While the original Sokal hoax was argued back and forth, in this go round no one even pretended they might change their mind. No one is shocked to discover there’s gambling going on in the casino.
Those who think critical theory in academia has taken a wrong turn (yes, that’s me), had their priors confirmed. But that’s also true for progressives. How did that play out? Let’s go to Zach Beauchamp, who has a good vox explainer on the topic. Beauchamp says “The hoaxers are right that there are problems in identity studies, and that one of those problems is political bias. But their experiment is not convincing evidence that these problems are necessarily worse or more fundamental than those that affect other fields, including ones that seem more ‘scientific’ like psychology or economics.” I disagree with the second sentence, though not the first.
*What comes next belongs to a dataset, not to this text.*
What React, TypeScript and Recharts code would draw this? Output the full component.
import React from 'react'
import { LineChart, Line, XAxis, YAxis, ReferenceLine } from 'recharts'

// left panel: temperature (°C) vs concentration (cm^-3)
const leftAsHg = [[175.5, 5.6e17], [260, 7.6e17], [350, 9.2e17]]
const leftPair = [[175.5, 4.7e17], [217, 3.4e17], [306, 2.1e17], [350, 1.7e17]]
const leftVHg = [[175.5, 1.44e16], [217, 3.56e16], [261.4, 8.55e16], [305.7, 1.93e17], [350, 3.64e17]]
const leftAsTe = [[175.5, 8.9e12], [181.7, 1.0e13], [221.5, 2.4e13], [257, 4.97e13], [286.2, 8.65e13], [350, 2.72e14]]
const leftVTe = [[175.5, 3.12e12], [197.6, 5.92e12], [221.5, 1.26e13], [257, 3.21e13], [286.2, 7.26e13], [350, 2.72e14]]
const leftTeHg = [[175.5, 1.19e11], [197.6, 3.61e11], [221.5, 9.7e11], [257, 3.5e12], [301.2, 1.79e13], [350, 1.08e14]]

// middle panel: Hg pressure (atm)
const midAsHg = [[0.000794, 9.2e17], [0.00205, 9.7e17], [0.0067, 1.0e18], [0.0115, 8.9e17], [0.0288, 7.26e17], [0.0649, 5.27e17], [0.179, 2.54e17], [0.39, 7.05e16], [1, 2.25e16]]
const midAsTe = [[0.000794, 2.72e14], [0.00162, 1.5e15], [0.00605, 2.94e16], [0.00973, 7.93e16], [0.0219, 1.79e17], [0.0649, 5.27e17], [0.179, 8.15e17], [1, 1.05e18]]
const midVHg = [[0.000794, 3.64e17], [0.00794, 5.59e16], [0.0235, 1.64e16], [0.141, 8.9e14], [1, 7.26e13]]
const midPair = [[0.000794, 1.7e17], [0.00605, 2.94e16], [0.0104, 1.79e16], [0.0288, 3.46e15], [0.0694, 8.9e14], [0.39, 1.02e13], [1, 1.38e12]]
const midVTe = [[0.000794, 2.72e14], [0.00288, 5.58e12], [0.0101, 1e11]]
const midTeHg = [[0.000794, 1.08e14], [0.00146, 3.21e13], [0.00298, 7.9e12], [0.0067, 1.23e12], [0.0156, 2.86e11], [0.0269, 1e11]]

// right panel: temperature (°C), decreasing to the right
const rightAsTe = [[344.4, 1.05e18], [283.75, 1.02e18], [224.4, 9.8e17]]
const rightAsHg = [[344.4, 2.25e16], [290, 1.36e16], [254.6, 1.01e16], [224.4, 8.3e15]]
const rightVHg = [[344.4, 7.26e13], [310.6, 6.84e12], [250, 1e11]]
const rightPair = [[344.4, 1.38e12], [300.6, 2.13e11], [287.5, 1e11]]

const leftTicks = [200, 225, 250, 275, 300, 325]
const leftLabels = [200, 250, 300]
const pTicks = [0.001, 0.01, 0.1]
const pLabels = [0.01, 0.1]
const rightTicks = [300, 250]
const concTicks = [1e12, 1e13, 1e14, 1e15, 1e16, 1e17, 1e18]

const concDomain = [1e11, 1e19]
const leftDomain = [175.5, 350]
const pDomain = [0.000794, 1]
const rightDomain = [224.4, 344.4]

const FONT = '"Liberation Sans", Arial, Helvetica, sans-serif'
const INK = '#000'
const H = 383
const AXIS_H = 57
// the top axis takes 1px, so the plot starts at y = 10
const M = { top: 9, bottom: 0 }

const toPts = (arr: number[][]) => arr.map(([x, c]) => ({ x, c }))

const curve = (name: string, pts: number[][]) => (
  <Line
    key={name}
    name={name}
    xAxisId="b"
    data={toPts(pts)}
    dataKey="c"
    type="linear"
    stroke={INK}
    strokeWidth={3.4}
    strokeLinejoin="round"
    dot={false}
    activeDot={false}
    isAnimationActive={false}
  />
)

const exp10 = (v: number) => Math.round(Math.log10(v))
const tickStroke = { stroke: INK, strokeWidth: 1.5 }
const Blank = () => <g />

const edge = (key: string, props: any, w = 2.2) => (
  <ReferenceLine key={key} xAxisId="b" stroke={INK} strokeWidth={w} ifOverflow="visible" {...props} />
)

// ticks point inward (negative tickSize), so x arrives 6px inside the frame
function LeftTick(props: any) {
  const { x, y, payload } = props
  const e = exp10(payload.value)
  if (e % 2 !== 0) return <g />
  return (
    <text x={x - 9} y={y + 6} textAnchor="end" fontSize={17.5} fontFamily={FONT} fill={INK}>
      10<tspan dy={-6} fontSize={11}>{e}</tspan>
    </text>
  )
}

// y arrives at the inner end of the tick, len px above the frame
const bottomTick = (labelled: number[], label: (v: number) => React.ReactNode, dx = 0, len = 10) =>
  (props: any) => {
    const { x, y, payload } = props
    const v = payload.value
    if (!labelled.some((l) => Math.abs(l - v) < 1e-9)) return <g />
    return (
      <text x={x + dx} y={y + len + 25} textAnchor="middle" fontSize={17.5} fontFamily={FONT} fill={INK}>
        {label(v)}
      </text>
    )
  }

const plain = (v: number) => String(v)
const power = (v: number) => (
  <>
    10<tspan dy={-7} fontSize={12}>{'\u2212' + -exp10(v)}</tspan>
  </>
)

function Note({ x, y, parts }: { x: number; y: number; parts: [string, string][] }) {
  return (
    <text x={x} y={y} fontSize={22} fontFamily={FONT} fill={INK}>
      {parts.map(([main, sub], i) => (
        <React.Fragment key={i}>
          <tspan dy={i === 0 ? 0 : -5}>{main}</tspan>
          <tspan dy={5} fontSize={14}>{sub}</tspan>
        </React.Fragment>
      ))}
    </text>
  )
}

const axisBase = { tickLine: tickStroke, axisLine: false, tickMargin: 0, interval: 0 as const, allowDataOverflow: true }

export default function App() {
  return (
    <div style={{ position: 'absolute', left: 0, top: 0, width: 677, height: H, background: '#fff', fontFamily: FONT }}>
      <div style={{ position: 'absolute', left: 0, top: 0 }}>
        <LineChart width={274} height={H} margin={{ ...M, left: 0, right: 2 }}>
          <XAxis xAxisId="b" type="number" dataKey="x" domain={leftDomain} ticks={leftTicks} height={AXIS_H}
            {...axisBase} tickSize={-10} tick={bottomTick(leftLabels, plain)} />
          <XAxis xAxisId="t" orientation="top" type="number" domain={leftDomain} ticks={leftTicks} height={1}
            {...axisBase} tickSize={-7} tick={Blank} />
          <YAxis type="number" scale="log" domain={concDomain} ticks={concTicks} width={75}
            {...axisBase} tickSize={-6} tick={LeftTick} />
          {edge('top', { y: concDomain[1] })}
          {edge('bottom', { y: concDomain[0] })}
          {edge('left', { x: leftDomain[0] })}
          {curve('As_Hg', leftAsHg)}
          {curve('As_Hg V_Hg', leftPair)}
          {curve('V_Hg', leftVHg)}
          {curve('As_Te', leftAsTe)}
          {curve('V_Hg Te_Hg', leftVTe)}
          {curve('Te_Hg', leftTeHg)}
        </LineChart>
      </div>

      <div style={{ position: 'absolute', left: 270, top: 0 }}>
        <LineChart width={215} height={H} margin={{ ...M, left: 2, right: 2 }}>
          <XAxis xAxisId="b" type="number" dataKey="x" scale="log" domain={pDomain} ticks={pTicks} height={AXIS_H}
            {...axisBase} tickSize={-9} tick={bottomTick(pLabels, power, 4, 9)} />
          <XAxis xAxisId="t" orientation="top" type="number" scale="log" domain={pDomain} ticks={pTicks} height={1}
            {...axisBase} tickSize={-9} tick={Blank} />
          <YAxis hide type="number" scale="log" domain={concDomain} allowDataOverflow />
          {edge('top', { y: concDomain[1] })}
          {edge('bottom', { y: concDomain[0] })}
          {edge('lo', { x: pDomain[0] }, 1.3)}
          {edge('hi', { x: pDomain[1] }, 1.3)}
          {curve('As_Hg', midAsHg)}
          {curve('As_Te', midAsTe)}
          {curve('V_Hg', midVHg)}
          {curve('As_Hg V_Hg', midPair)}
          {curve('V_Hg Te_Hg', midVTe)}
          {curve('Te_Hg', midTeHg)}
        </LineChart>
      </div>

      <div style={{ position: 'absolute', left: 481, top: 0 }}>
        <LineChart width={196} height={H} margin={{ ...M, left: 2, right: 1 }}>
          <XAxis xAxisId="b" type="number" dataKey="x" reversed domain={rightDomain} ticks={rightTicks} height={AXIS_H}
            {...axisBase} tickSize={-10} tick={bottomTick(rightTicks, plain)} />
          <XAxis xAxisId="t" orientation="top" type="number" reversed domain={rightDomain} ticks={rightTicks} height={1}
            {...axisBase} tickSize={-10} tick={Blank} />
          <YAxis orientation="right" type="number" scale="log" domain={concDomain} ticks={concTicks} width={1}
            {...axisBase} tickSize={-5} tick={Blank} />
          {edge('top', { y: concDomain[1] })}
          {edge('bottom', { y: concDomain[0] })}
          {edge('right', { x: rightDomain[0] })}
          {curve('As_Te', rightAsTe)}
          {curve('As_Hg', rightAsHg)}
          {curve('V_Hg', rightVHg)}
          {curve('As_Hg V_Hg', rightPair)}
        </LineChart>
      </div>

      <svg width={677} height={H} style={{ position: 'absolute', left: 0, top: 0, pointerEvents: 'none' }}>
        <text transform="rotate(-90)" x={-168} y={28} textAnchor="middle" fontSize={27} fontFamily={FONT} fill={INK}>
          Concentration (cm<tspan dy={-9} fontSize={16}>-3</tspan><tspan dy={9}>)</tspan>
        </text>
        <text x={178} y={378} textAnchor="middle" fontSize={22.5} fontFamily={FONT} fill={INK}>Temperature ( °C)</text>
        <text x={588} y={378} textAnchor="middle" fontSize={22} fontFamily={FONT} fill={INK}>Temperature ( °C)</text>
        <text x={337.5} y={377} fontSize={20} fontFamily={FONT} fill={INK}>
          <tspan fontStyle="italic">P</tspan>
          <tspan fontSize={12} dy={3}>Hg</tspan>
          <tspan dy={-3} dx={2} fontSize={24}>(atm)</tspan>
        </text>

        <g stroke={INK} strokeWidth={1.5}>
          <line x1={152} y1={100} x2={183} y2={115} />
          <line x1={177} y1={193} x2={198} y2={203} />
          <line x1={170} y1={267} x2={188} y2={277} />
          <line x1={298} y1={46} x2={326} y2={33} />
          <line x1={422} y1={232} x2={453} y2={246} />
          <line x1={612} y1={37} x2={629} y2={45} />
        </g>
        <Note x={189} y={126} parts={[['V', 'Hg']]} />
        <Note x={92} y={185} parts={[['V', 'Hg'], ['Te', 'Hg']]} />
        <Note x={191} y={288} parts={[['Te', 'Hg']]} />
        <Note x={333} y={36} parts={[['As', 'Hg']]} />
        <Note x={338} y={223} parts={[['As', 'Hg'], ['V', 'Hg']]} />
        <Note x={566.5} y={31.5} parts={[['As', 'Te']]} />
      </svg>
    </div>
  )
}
But Beauchamp gets to the crux of his critique by asking Lenin’s question who, whom? The authors of the hoax project self-describe as liberals. But who cares. What matters is those most pleased are people like Fox News personality Tucker Carlson, who asked hoax coauthor James Lindsay to be on his show. Lindsay declined. Beauchamp concludes his piece: “the fact that this is the type of audience that’s excited about the Grievance Studies hoax says a lot about whose work the project is actually doing.” Fact check on priors confirmed: true. On all sides.